# global periods



## Sabrina. (Dec 16, 2009)

Where in the cpt would I find a listing of global periods?  I find that most everything I look up has a 90 day global but is there an area that I am missing that goes into detail on time frames and stipulations for globals?
Thanks


----------



## bonnyr (Dec 17, 2009)

Check you CPT manual.  In the Ingenix CPT it's in the Appendix E, Pub 100 References, plus after each procedure it list the global days.
Bonny


----------



## Sabrina. (Dec 22, 2009)

Thank you for the direction.  Unfortunately we do not have the Ingenix books so the appendix is not the same.  I know that most of the codes related to OB I have looked into have a 90 day global but even when I look up the specific codes (which ever it may be at the time) it is not listed.  Not in notes, front, back, or on codes; I find this very bizarre.  For example the 59150 I know is a 90 day global but on page 255 of my CPT where the code is listed it does not reflect that information at all; anywhere that I can see.

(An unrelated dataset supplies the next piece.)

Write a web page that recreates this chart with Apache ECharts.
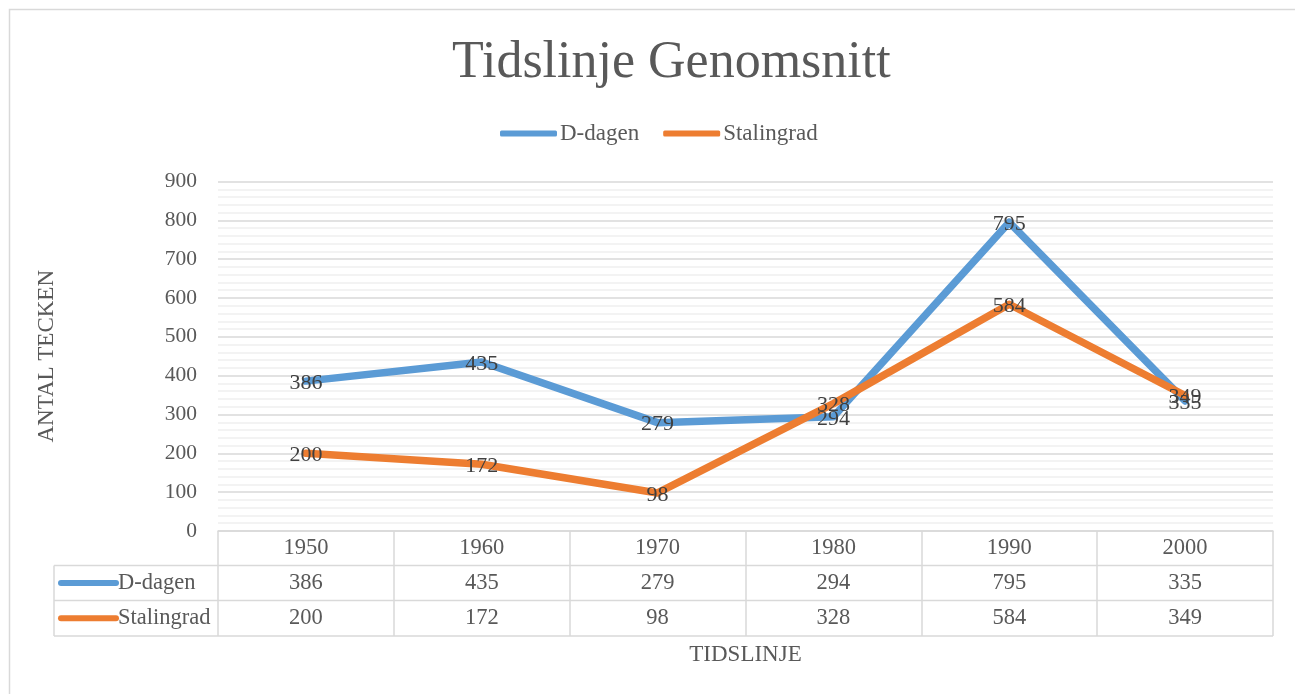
<!DOCTYPE html>
<html>
<head>
<meta charset="utf-8">
<script src="https://cdn.jsdelivr.net/npm/echarts@6/dist/echarts.min.js"></script>
<style>
  html, body { margin: 0; padding: 0; background: #fff; }
  #main { width: 1295px; height: 694px; }
</style>
</head>
<body>
<div id="main"></div>
<script>
// data
const years = ['1950', '1960', '1970', '1980', '1990', '2000'];
const seriesNames = ['D-dagen', 'Stalingrad'];
const dDagen = [386, 435, 279, 294, 795, 335];
const stalingrad = [200, 172, 98, 328, 584, 349];
const colors = ['#5b9bd5', '#ed7d31'];

const font = 'Liberation Serif';
const txt = '#595959';
const border = '#d9d9d9';

let myChart = echarts.init(document.querySelector('#main'));

function makeSeries(name, values, color) {
    return {
        name: name,
        type: 'line',
        data: values,
        symbol: 'circle',
        symbolSize: 1,
        itemStyle: { color: color },
        lineStyle: { width: 7.5, color: color, cap: 'round', join: 'round' },
        label: {
            show: true,
            position: 'inside',
            offset: [0, 2],
            fontFamily: font,
            fontSize: 22,
            color: '#404040'
        },
        emphasis: { disabled: true },
        z: 3
    };
}

// table row lines and row keys
const tableLeft = 54, tableRight = 1273, plotLeft = 218;
const rowY = [531, 565.5, 600.5, 636];
let graphics = [
    { type: 'rect', shape: { x: 9.5, y: 9.5, width: 1300, height: 700 }, style: { fill: null, stroke: border, lineWidth: 1.5 }, silent: true },
    { type: 'line', shape: { x1: tableLeft, y1: rowY[1], x2: tableRight, y2: rowY[1] }, style: { stroke: border, lineWidth: 1.5 } },
    { type: 'line', shape: { x1: tableLeft, y1: rowY[2], x2: tableRight, y2: rowY[2] }, style: { stroke: border, lineWidth: 1.5 } },
    { type: 'line', shape: { x1: tableLeft, y1: rowY[3], x2: tableRight, y2: rowY[3] }, style: { stroke: border, lineWidth: 1.5 } },
    { type: 'line', shape: { x1: tableLeft, y1: rowY[1], x2: tableLeft, y2: rowY[3] }, style: { stroke: border, lineWidth: 1.5 } }
];
seriesNames.forEach(function (name, i) {
    let cy = (rowY[i + 1] + rowY[i + 2]) / 2;
    graphics.push({ type: 'line', shape: { x1: 61, y1: cy, x2: 116, y2: cy }, style: { stroke: colors[i], lineWidth: 6, lineCap: 'round' } });
    graphics.push({ type: 'text', x: 118, y: cy, style: { text: name, fontFamily: font, fontSize: 22.5, fill: txt, verticalAlign: 'middle' } });
});

let option = {
    backgroundColor: '#fff',
    animation: false,
    title: {
        text: 'Tidslinje Genomsnitt',
        left: 447,
        top: 32,
        textStyle: { fontFamily: font, fontSize: 52, fontWeight: 'normal', color: txt }
    },
    legend: {
        data: seriesNames,
        top: 117,
        left: 495,
        icon: 'roundRect',
        itemWidth: 57,
        itemHeight: 6,
        itemGap: 24,
        textStyle: { fontFamily: font, fontSize: 23, color: txt, padding: [0, 0, 0, -2] }
    },
    grid: { left: plotLeft, right: 1295 - tableRight, top: 181.5, bottom: 163, containLabel: false },
    xAxis: {
        type: 'category',
        data: years,
        boundaryGap: true,
        name: 'TIDSLINJE',
        nameLocation: 'middle',
        nameGap: 112,
        nameTextStyle: { fontFamily: font, fontSize: 23, color: txt },
        axisLine: { lineStyle: { color: border, width: 1.5 } },
        axisTick: { show: true, interval: 0, length: 105, lineStyle: { color: border, width: 1.5 } },
        axisLabel: {
            interval: 0,
            margin: 0,
            verticalAlign: 'top',
            formatter: function (value, idx) {
                return '{c|' + value + '}\n{c|' + dDagen[idx] + '}\n{c|' + stalingrad[idx] + '}';
            },
            rich: {
                c: { fontFamily: font, fontSize: 22.5, color: txt, lineHeight: 35, height: 35 }
            }
        }
    },
    yAxis: {
        type: 'value',
        min: 0,
        max: 900,
        interval: 100,
        name: 'ANTAL TECKEN',
        nameLocation: 'middle',
        nameGap: 160,
        nameRotate: 90,
        nameTextStyle: { fontFamily: font, fontSize: 23, color: txt },
        axisLine: { show: false },
        axisTick: { show: false },
        axisLabel: { fontFamily: font, fontSize: 21.5, color: txt, margin: 21 },
        splitLine: { lineStyle: { color: border, width: 1.5 } },
        minorTick: { show: false, splitNumber: 5 },
        minorSplitLine: { show: true, lineStyle: { color: '#f0f0f0', width: 1.5 } }
    },
    series: [
        makeSeries(seriesNames[0], dDagen, colors[0]),
        makeSeries(seriesNames[1], stalingrad, colors[1])
    ],
    graphic: graphics
};
myChart.setOption(option);
</script>
</body>
</html>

Any other tips?


----------



## Lisa Bledsoe (Dec 22, 2009)

I have never seen the global periods listed in the CPT Professional edition.  I believe you can find them in the Expert edition (I am not a fan of that edition).  You can find global days in the NCCI edits, the Medicare fee schedule, RBRVS manual, and most encoders.  Also, they might be in the OB/GYN coding companion - I don't have mine handy at the moment.


----------